Le règne de la promotion
Cela a deux conséquences. D’une part, les boites de production ne veulent plus prendre aucun risque avec des films sans précédent familier, c’est-à-dire sans une base culturelle déjà connue du grand public (livre, série, comics à succès). D’autre part, elles dépensent de plus en plus dans la promotion d’un film. Ainsi le budget alloué au marketing a été multiplié par 3 au cours des dix dernières années. Il peut représenter jusqu’à la moitié du budget de production. Si Spectre avait un budget de 245 millions de dollars, il faut ajouter à cela les coûts promotionnels qui s’élèvent à 100 millions de dollars.

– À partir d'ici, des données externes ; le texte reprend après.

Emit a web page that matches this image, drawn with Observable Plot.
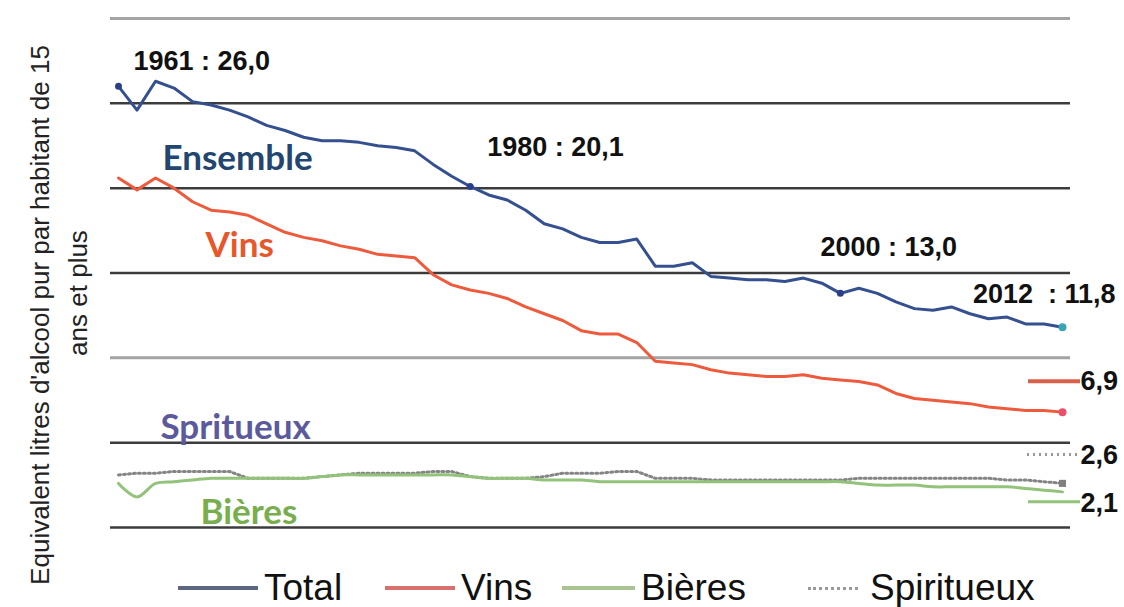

Il y a un démantèlement des idées, puis une recomposition bâtarde s’opère. Lorsque les producteurs reçoivent le script, il est retravaillé, lissé, afin de ne s’aliéner aucune partie de l’audience.
Cela a une incidence sur le scénario. Il y a un démantèlement des idées, puis une recomposition bâtarde s’opère. Concrètement, lorsque les producteurs reçoivent le script, il est retravaillé, lissé, afin de ne s’aliéner aucune partie de l’audience. On ajoute du placement de produits, afin de s’attacher quelques sponsors prestigieux, on incorpore un enfant, et les jeunes gens se déplaceront peut-être en masse. Ces décisions, on le voit, ne sont aucunement basées sur une quelconque volonté de rendre l’œuvre meilleure, mais d’augmenter le potentiel public dans les salles et donc les revenus. Cela traduit un mépris total pour l’œuvre. Imagine-t-on un instant recopier un livre sur un support différent, en retirant des pans importants de l’histoire ?
On se rend compte que, finalement, ça n’est plus l’œuvre elle-même qui importe, mais tout ce que l’on fait autour d’elle. L’écume des choses. Comme si on avait un artiste, ou une création culturelle, sans talent, sans titre, sans histoire, et que les gens venaient par milliers le voir sous prétexte que sa promotion était bien menée. C’est aujourd’hui le buzz et le marketing qui ont pris le pouvoir sur l’imagination, pour un règne qui s’annonce sans partage.